Third, consider "Metered Mail" for business. If you use a postage meter (like Pitney Bowes), the rate is often a few cents cheaper than a physical stamp. It adds up if you're a small business owner.
The future of the mailbox
Where does it end? Experts like Kevin Yoder, a former congressman and advocate for postal reform, suggest that the USPS is trying to find the "price ceiling"—the point where people stop mailing things entirely.
We aren't there yet.
Direct mail (junk mail, let's be real) is actually surprisingly effective for marketers because our email inboxes are so cluttered. Getting a physical catalog or a glossy flyer is "rare" enough now that people actually look at it. Because of this, the USPS is leaning into package delivery to compete with UPS and FedEx, while treating the letter mail as a premium service that pays for the "last mile" infrastructure.
The price of stamp today is a reflection of a world that is moving away from paper but hasn't quite let go of the security of a physical envelope. There is something legally binding and "official" about a letter that an email just can't replicate. You don't get a certified email to notify you of a lawsuit; you get a piece of mail.
Actionable steps to manage your postage costs:
- Check your stash: Look for "Forever" stamps. If they say "Forever" on them, they are worth 77 cents today regardless of what you paid for them.

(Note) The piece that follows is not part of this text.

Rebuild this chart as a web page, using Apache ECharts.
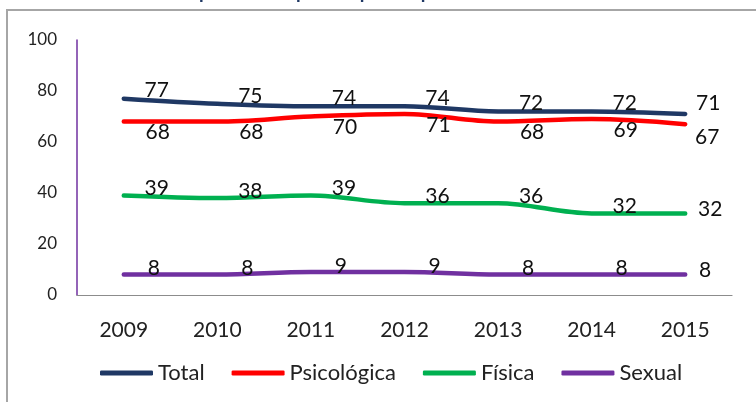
<!DOCTYPE html>
<html>
<head>
<meta charset="utf-8">
<script src="https://cdn.jsdelivr.net/npm/echarts@6/dist/echarts.min.js"></script>
<style>html,body{margin:0;padding:0;background:#fff;}#c{width:756px;height:402px;}</style>
</head>
<body>
<div id="c"></div>
<script>
const years = ['2009', '2010', '2011', '2012', '2013', '2014', '2015'];
const seriesNames = ['Total', 'Psicológica', 'Física', 'Sexual'];
const total = [77, 75, 74, 74, 72, 72, 71];
const psicologica = [68, 68, 70, 71, 68, 69, 67];
const fisica = [39, 38, 39, 36, 36, 32, 32];
const sexual = [8, 8, 9, 9, 8, 8, 8];
const yMin = 0, yMax = 100, yStep = 20;
const titleText = 'esposo o compañero para el periodo 2009 - 2015';

const FONT = 'Lato';
const colors = ['#1f3864', '#ff0000', '#00b050', '#7030a0'];
const values = [total, psicologica, fisica, sexual];
const labelOffsets = [[33, -8], [34, 11], [33, -7], [30, -6]];
const lastOffsets = [[23, -11], [22, 13], [25, -4], [20, -4]];

const series = values.map((vals, s) => ({
  name: seriesNames[s],
  type: 'line',
  smooth: 0.35,
  symbol: 'circle',
  symbolSize: 2,
  showSymbol: true,
  z: 10 - s,
  itemStyle: { color: colors[s] },
  lineStyle: { color: colors[s], width: 4.5, cap: 'round', join: 'round' },
  label: {
    show: true,
    position: 'inside',
    offset: labelOffsets[s],
    color: '#111',
    fontFamily: FONT,
    fontSize: 21
  },
  emphasis: { disabled: true },
  data: vals.map((v, i) => i === vals.length - 1
    ? { value: v, label: { offset: lastOffsets[s] } }
    : v)
}));

const chart = echarts.init(document.getElementById('c'), null, { renderer: 'canvas' });
chart.setOption({
  animation: false,
  backgroundColor: '#ffffff',
  graphic: [
    { type: 'rect', shape: { x: 7, y: 10, width: 900, height: 600 },
      style: { fill: 'none', stroke: '#a6a6a6', lineWidth: 2 }, silent: true, z: -10 },
    { type: 'text', x: 388, y: 2, silent: true,
      style: { text: titleText, fill: '#1f3864', font: 'bold 19px Lato',
               align: 'center', verticalAlign: 'bottom' } }
  ],
  grid: { left: 77, right: 24, top: 40, bottom: 107 },
  legend: {
    data: seriesNames,
    left: 95,
    top: 357,
    itemWidth: 53,
    itemHeight: 5,
    itemGap: 27,
    icon: 'roundRect',
    textStyle: { fontFamily: FONT, fontSize: 22, color: '#222' },
    selectedMode: false
  },
  xAxis: {
    type: 'category',
    data: years,
    boundaryGap: true,
    axisLine: { show: true, lineStyle: { color: '#8c8c8c', width: 1.2 } },
    axisTick: { show: false },
    axisLabel: { fontFamily: FONT, fontSize: 21, color: '#222', margin: 25 },
    splitLine: { show: false }
  },
  yAxis: {
    type: 'value',
    min: yMin, max: yMax, interval: yStep,
    axisLine: { show: true, lineStyle: { color: '#7030a0', width: 1.5 } },
    axisTick: { show: false },
    axisLabel: { fontFamily: FONT, fontSize: 17, color: '#222', margin: 20 },
    splitLine: { show: false }
  },
  series: series
});
</script>
</body>
</html>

- Mark your calendar: Anticipate a price jump every January and July. Set a reminder for June and December to check the news and stock up if a hike is confirmed.
- Check the weight: Anything over one ounce (about 4 sheets of standard printer paper in a standard envelope) needs extra postage. Don't guess. Use a kitchen scale if you have to.
- Use postcards for short notes: You save over 20 cents per mailing, and honestly, people like getting postcards more than letters anyway.
- Avoid "The Loop": Don't buy stamps from third-party resellers on eBay or shady websites. If the price is too good to be true, the stamp is a fake.
The Post Office isn't going anywhere, but the era of the "cheap" letter is officially over. We're paying for the convenience of a network that connects every single door in the country. When you look at it that way, 77 cents to send a piece of paper 3,000 miles in three days is actually kind of a miracle.